[THE PROBLEM]
In your copy, leave out the pictures and repeat the entries below exactly.

[RECORDS SHOWN]
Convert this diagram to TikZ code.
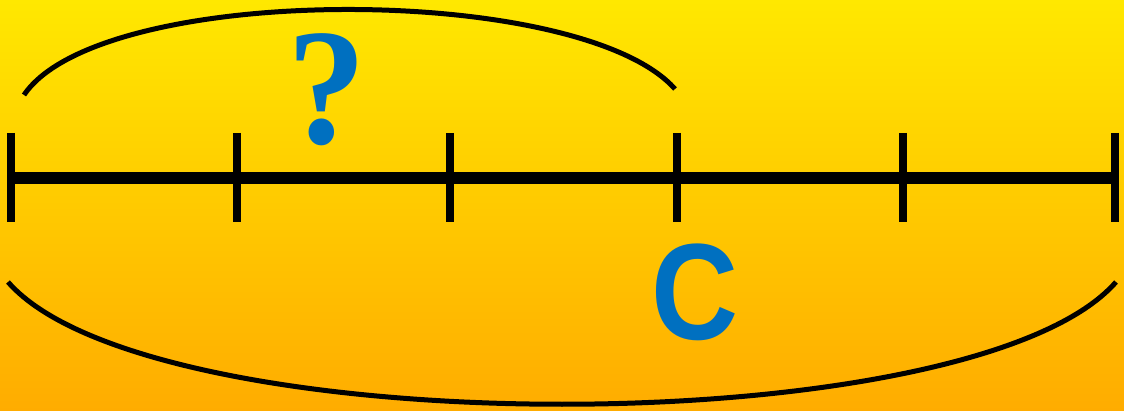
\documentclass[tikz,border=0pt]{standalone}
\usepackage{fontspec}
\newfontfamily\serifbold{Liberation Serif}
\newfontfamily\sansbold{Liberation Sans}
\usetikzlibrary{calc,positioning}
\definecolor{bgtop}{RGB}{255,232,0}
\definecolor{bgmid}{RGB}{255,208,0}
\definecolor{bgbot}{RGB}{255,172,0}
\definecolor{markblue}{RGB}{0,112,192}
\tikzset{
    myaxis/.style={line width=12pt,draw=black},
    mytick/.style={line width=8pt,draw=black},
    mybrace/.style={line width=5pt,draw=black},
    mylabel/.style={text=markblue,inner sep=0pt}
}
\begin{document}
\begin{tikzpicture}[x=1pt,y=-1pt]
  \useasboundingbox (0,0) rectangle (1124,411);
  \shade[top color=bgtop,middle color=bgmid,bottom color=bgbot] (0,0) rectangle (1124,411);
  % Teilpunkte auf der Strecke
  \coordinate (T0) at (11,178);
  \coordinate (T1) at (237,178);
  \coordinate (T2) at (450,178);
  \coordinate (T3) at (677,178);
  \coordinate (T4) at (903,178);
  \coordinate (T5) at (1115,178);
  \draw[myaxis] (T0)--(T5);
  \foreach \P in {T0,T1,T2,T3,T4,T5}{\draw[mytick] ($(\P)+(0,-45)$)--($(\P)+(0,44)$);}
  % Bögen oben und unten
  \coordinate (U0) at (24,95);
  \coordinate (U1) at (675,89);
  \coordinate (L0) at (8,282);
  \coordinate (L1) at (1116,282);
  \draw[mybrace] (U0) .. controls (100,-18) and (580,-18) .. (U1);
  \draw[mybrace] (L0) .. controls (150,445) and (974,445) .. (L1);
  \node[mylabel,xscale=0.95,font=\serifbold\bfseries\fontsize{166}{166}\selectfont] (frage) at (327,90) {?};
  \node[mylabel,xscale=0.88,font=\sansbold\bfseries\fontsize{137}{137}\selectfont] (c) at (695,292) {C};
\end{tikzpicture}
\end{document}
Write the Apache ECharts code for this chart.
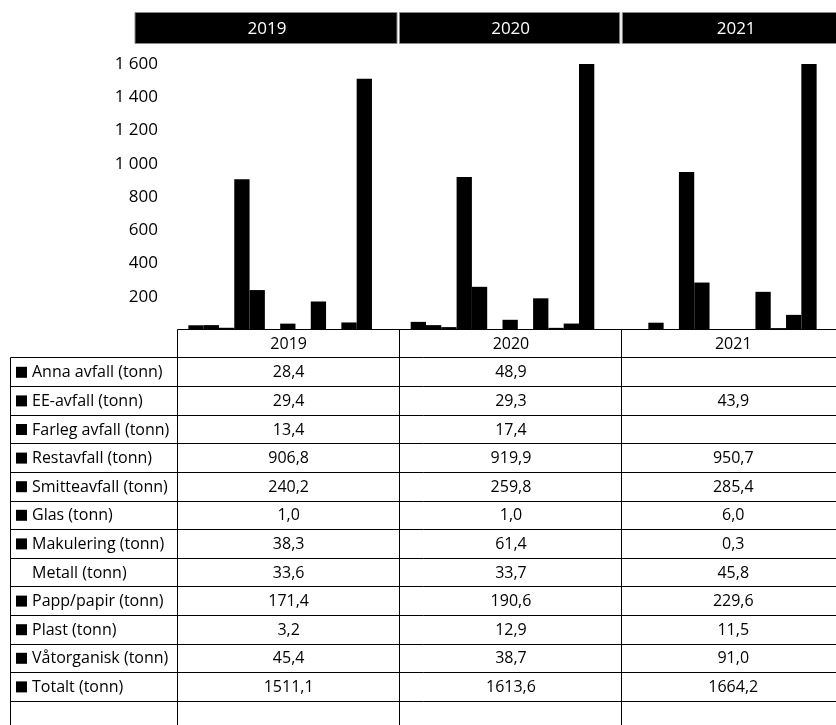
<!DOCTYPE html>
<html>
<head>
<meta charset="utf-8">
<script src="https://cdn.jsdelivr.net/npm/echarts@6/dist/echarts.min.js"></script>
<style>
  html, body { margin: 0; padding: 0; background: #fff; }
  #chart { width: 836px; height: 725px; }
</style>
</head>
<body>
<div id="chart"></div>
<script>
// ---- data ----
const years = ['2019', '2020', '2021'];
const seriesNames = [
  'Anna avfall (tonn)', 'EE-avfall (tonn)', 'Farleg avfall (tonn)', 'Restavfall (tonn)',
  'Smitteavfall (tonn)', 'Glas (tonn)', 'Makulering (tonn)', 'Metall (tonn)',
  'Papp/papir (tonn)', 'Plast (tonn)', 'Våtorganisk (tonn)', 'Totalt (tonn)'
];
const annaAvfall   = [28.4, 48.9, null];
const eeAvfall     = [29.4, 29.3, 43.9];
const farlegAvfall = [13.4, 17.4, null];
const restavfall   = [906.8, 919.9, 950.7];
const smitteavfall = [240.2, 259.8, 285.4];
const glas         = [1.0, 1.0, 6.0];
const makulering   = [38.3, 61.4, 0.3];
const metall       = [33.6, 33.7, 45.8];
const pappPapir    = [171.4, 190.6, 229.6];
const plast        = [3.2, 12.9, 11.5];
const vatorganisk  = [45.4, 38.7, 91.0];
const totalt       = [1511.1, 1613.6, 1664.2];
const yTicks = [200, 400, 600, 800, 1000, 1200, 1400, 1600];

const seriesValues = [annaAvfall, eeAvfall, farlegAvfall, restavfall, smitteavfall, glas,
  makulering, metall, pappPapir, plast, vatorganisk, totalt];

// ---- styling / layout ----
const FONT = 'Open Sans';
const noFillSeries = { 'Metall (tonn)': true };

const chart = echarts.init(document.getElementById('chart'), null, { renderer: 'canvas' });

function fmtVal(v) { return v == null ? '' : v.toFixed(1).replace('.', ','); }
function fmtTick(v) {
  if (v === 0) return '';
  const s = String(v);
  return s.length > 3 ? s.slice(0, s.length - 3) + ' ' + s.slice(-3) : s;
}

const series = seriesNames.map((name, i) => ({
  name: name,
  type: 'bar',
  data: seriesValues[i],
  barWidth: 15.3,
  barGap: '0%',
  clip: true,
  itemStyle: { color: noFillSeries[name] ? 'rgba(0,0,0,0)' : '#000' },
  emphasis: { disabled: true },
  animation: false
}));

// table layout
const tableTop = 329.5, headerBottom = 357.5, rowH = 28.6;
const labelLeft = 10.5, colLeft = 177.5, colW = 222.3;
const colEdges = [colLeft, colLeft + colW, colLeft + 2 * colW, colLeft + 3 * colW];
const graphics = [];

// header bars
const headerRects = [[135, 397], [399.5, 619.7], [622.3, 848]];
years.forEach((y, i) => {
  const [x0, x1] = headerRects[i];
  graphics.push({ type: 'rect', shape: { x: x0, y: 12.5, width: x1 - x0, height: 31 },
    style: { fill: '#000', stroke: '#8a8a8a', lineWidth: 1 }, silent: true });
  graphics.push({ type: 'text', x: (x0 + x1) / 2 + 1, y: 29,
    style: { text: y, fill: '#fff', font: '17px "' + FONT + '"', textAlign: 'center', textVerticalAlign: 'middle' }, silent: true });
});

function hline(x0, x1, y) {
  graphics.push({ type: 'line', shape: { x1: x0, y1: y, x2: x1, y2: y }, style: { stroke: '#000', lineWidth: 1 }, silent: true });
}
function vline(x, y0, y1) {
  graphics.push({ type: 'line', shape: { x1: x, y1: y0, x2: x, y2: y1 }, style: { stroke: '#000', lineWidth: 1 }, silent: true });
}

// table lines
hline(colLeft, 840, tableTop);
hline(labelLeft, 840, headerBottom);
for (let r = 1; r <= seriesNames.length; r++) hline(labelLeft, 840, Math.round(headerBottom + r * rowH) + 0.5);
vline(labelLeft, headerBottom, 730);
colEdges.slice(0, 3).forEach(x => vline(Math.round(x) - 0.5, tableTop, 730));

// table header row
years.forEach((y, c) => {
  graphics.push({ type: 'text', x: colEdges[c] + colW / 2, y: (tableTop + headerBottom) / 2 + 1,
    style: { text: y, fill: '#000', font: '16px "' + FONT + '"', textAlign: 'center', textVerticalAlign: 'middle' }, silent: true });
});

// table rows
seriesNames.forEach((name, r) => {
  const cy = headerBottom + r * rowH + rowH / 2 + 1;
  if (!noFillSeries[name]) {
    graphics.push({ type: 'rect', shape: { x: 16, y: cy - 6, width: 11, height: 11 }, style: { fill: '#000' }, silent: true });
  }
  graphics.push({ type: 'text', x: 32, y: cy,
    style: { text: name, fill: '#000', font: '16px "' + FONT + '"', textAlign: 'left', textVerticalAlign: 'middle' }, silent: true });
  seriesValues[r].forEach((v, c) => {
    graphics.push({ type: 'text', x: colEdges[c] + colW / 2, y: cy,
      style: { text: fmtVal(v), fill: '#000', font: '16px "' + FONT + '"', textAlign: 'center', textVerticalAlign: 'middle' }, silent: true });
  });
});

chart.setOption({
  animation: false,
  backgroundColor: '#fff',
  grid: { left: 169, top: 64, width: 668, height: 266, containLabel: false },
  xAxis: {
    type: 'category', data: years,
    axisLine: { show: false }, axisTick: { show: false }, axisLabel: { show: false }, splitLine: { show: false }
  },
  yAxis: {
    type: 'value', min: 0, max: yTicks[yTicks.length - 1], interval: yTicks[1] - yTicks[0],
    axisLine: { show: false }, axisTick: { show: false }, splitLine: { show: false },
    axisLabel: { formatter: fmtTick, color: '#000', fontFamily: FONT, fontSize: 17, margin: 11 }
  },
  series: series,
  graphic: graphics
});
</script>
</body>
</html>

[RESPONSE]
Convert this diagram to TikZ code.
\documentclass[tikz,border=0pt]{standalone}
\usepackage{fontspec}
\newfontfamily\serifbold{Liberation Serif}
\newfontfamily\sansbold{Liberation Sans}
\usetikzlibrary{calc,positioning}
\definecolor{bgtop}{RGB}{255,232,0}
\definecolor{bgmid}{RGB}{255,208,0}
\definecolor{bgbot}{RGB}{255,172,0}
\definecolor{markblue}{RGB}{0,112,192}
\tikzset{
    myaxis/.style={line width=12pt,draw=black},
    mytick/.style={line width=8pt,draw=black},
    mybrace/.style={line width=5pt,draw=black},
    mylabel/.style={text=markblue,inner sep=0pt}
}
\begin{document}
\begin{tikzpicture}[x=1pt,y=-1pt]
  \useasboundingbox (0,0) rectangle (1124,411);
  \shade[top color=bgtop,middle color=bgmid,bottom color=bgbot] (0,0) rectangle (1124,411);
  % Teilpunkte auf der Strecke
  \coordinate (T0) at (11,178);
  \coordinate (T1) at (237,178);
  \coordinate (T2) at (450,178);
  \coordinate (T3) at (677,178);
  \coordinate (T4) at (903,178);
  \coordinate (T5) at (1115,178);
  \draw[myaxis] (T0)--(T5);
  \foreach \P in {T0,T1,T2,T3,T4,T5}{\draw[mytick] ($(\P)+(0,-45)$)--($(\P)+(0,44)$);}
  % Bögen oben und unten
  \coordinate (U0) at (24,95);
  \coordinate (U1) at (675,89);
  \coordinate (L0) at (8,282);
  \coordinate (L1) at (1116,282);
  \draw[mybrace] (U0) .. controls (100,-18) and (580,-18) .. (U1);
  \draw[mybrace] (L0) .. controls (150,445) and (974,445) .. (L1);
  \node[mylabel,xscale=0.95,font=\serifbold\bfseries\fontsize{166}{166}\selectfont] (frage) at (327,90) {?};
  \node[mylabel,xscale=0.88,font=\sansbold\bfseries\fontsize{137}{137}\selectfont] (c) at (695,292) {C};
\end{tikzpicture}
\end{document}
Write the Apache ECharts code for this chart.
<!DOCTYPE html>
<html>
<head>
<meta charset="utf-8">
<script src="https://cdn.jsdelivr.net/npm/echarts@6/dist/echarts.min.js"></script>
<style>
  html, body { margin: 0; padding: 0; background: #fff; }
  #chart { width: 836px; height: 725px; }
</style>
</head>
<body>
<div id="chart"></div>
<script>
// ---- data ----
const years = ['2019', '2020', '2021'];
const seriesNames = [
  'Anna avfall (tonn)', 'EE-avfall (tonn)', 'Farleg avfall (tonn)', 'Restavfall (tonn)',
  'Smitteavfall (tonn)', 'Glas (tonn)', 'Makulering (tonn)', 'Metall (tonn)',
  'Papp/papir (tonn)', 'Plast (tonn)', 'Våtorganisk (tonn)', 'Totalt (tonn)'
];
const annaAvfall   = [28.4, 48.9, null];
const eeAvfall     = [29.4, 29.3, 43.9];
const farlegAvfall = [13.4, 17.4, null];
const restavfall   = [906.8, 919.9, 950.7];
const smitteavfall = [240.2, 259.8, 285.4];
const glas         = [1.0, 1.0, 6.0];
const makulering   = [38.3, 61.4, 0.3];
const metall       = [33.6, 33.7, 45.8];
const pappPapir    = [171.4, 190.6, 229.6];
const plast        = [3.2, 12.9, 11.5];
const vatorganisk  = [45.4, 38.7, 91.0];
const totalt       = [1511.1, 1613.6, 1664.2];
const yTicks = [200, 400, 600, 800, 1000, 1200, 1400, 1600];

const seriesValues = [annaAvfall, eeAvfall, farlegAvfall, restavfall, smitteavfall, glas,
  makulering, metall, pappPapir, plast, vatorganisk, totalt];

// ---- styling / layout ----
const FONT = 'Open Sans';
const noFillSeries = { 'Metall (tonn)': true };

const chart = echarts.init(document.getElementById('chart'), null, { renderer: 'canvas' });

function fmtVal(v) { return v == null ? '' : v.toFixed(1).replace('.', ','); }
function fmtTick(v) {
  if (v === 0) return '';
  const s = String(v);
  return s.length > 3 ? s.slice(0, s.length - 3) + ' ' + s.slice(-3) : s;
}

const series = seriesNames.map((name, i) => ({
  name: name,
  type: 'bar',
  data: seriesValues[i],
  barWidth: 15.3,
  barGap: '0%',
  clip: true,
  itemStyle: { color: noFillSeries[name] ? 'rgba(0,0,0,0)' : '#000' },
  emphasis: { disabled: true },
  animation: false
}));

// table layout
const tableTop = 329.5, headerBottom = 357.5, rowH = 28.6;
const labelLeft = 10.5, colLeft = 177.5, colW = 222.3;
const colEdges = [colLeft, colLeft + colW, colLeft + 2 * colW, colLeft + 3 * colW];
const graphics = [];

// header bars
const headerRects = [[135, 397], [399.5, 619.7], [622.3, 848]];
years.forEach((y, i) => {
  const [x0, x1] = headerRects[i];
  graphics.push({ type: 'rect', shape: { x: x0, y: 12.5, width: x1 - x0, height: 31 },
    style: { fill: '#000', stroke: '#8a8a8a', lineWidth: 1 }, silent: true });
  graphics.push({ type: 'text', x: (x0 + x1) / 2 + 1, y: 29,
    style: { text: y, fill: '#fff', font: '17px "' + FONT + '"', textAlign: 'center', textVerticalAlign: 'middle' }, silent: true });
});

function hline(x0, x1, y) {
  graphics.push({ type: 'line', shape: { x1: x0, y1: y, x2: x1, y2: y }, style: { stroke: '#000', lineWidth: 1 }, silent: true });
}
function vline(x, y0, y1) {
  graphics.push({ type: 'line', shape: { x1: x, y1: y0, x2: x, y2: y1 }, style: { stroke: '#000', lineWidth: 1 }, silent: true });
}

// table lines
hline(colLeft, 840, tableTop);
hline(labelLeft, 840, headerBottom);
for (let r = 1; r <= seriesNames.length; r++) hline(labelLeft, 840, Math.round(headerBottom + r * rowH) + 0.5);
vline(labelLeft, headerBottom, 730);
colEdges.slice(0, 3).forEach(x => vline(Math.round(x) - 0.5, tableTop, 730));

// table header row
years.forEach((y, c) => {
  graphics.push({ type: 'text', x: colEdges[c] + colW / 2, y: (tableTop + headerBottom) / 2 + 1,
    style: { text: y, fill: '#000', font: '16px "' + FONT + '"', textAlign: 'center', textVerticalAlign: 'middle' }, silent: true });
});

// table rows
seriesNames.forEach((name, r) => {
  const cy = headerBottom + r * rowH + rowH / 2 + 1;
  if (!noFillSeries[name]) {
    graphics.push({ type: 'rect', shape: { x: 16, y: cy - 6, width: 11, height: 11 }, style: { fill: '#000' }, silent: true });
  }
  graphics.push({ type: 'text', x: 32, y: cy,
    style: { text: name, fill: '#000', font: '16px "' + FONT + '"', textAlign: 'left', textVerticalAlign: 'middle' }, silent: true });
  seriesValues[r].forEach((v, c) => {
    graphics.push({ type: 'text', x: colEdges[c] + colW / 2, y: cy,
      style: { text: fmtVal(v), fill: '#000', font: '16px "' + FONT + '"', textAlign: 'center', textVerticalAlign: 'middle' }, silent: true });
  });
});

chart.setOption({
  animation: false,
  backgroundColor: '#fff',
  grid: { left: 169, top: 64, width: 668, height: 266, containLabel: false },
  xAxis: {
    type: 'category', data: years,
    axisLine: { show: false }, axisTick: { show: false }, axisLabel: { show: false }, splitLine: { show: false }
  },
  yAxis: {
    type: 'value', min: 0, max: yTicks[yTicks.length - 1], interval: yTicks[1] - yTicks[0],
    axisLine: { show: false }, axisTick: { show: false }, splitLine: { show: false },
    axisLabel: { formatter: fmtTick, color: '#000', fontFamily: FONT, fontSize: 17, margin: 11 }
  },
  series: series,
  graphic: graphics
});
</script>
</body>
</html>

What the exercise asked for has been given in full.